Tuesday, January 02, 2007

Gatekeepers, Gatekeep Thyselves

From Nick Coleman's column last week skewering his current and future employers:

When it bought the Star Tribune in 1998, McClatchy was a second-tier chain that had 10 dailies and a profit margin of 13 percent. Today, after buying its way into a far better club by using the Star Tribune for leverage, McClatchy has 32 papers and a profit margin of 26 percent.

But 26 ain't enough. It would be higher if not for the Star Tribune, which earns only about 19 percent, though its revenue has declined over the past year or so. That's still good for a newspaper its size, and two or three times the margin demanded 20 years ago. But it ain't enough.


Now the correction appearing on the top of his archived column:

Correction: Nick Coleman's column incorrectly stated the McClatchy Company's operating margins. McClatchy had an operating margin of 18.6 percent in 1998, the year it bought the Star Tribune. Its operating margin last year was 19 percent.

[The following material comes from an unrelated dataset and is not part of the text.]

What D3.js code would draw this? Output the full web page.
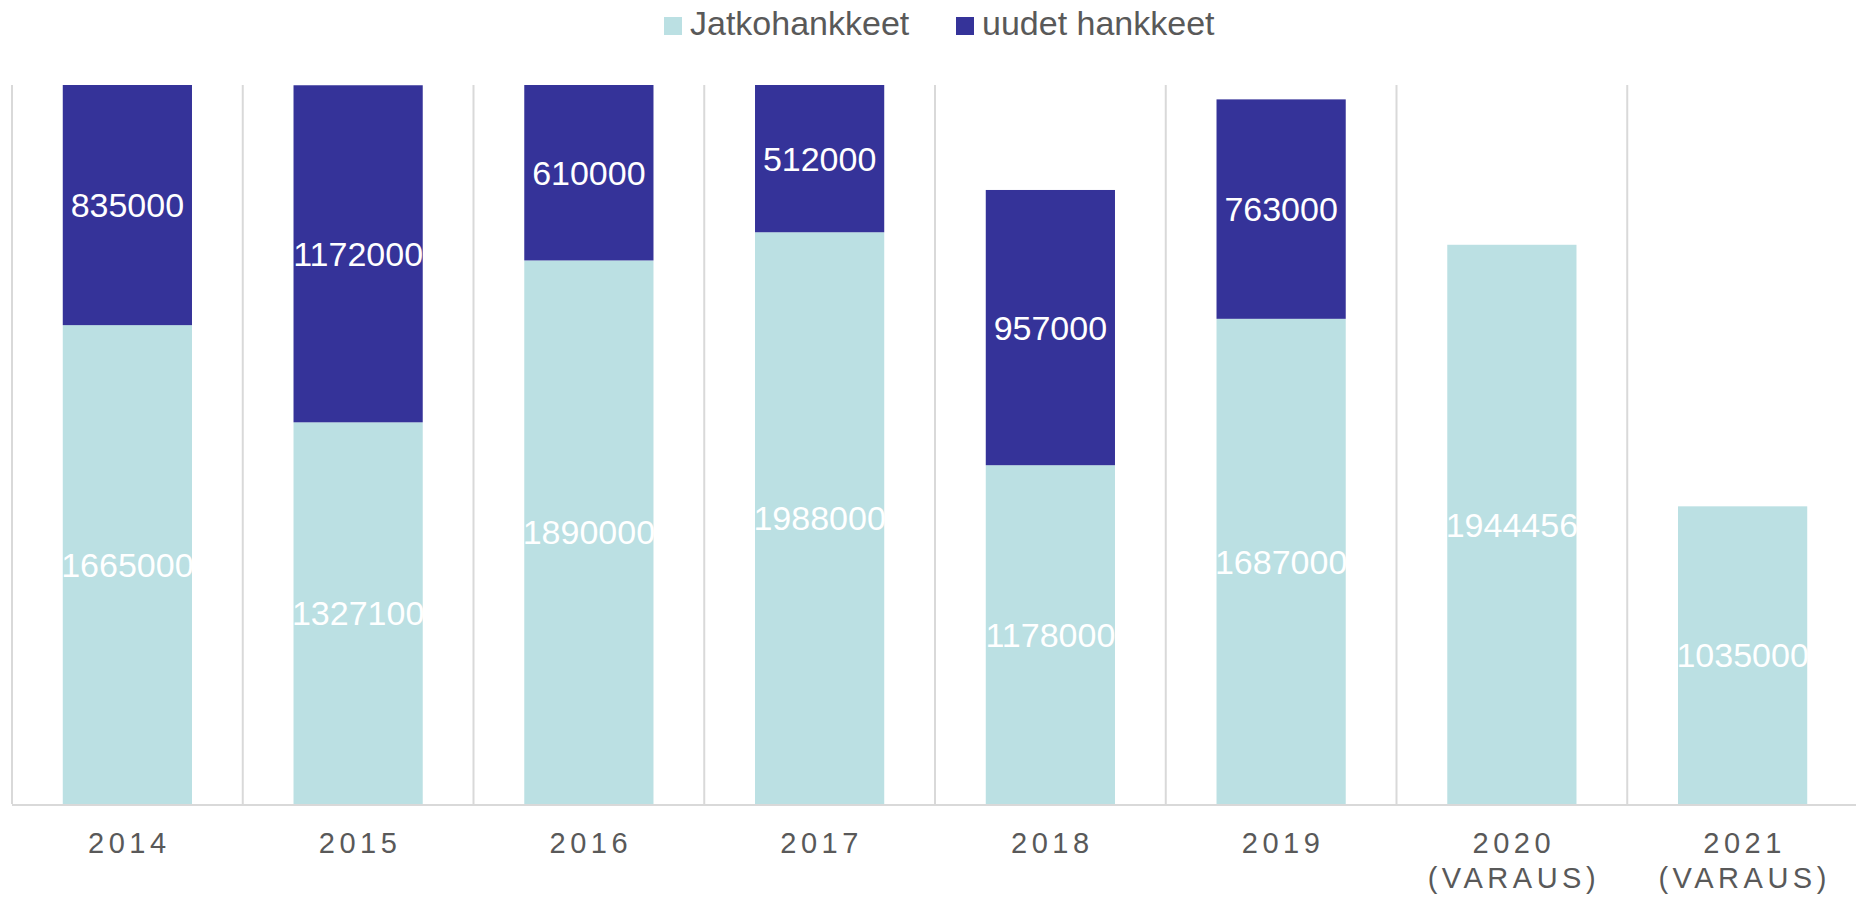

In 1998, McClatchy's free cash flow was 28.3 percent, as measured by earnings before interest, taxes, depreciation and amortization. In 2005, its free cash flow was 25 percent.

They doubled their profit margin, it stayed the same. Their financial position is twice as good, it has actually degraded. Tomato, tomahto. Potato, potahto.

Come on people, you can't expect a newspaper to get all the facts correct. But you have to get a little suspicious of the quality control of an organization that publishes falsehoods about itself.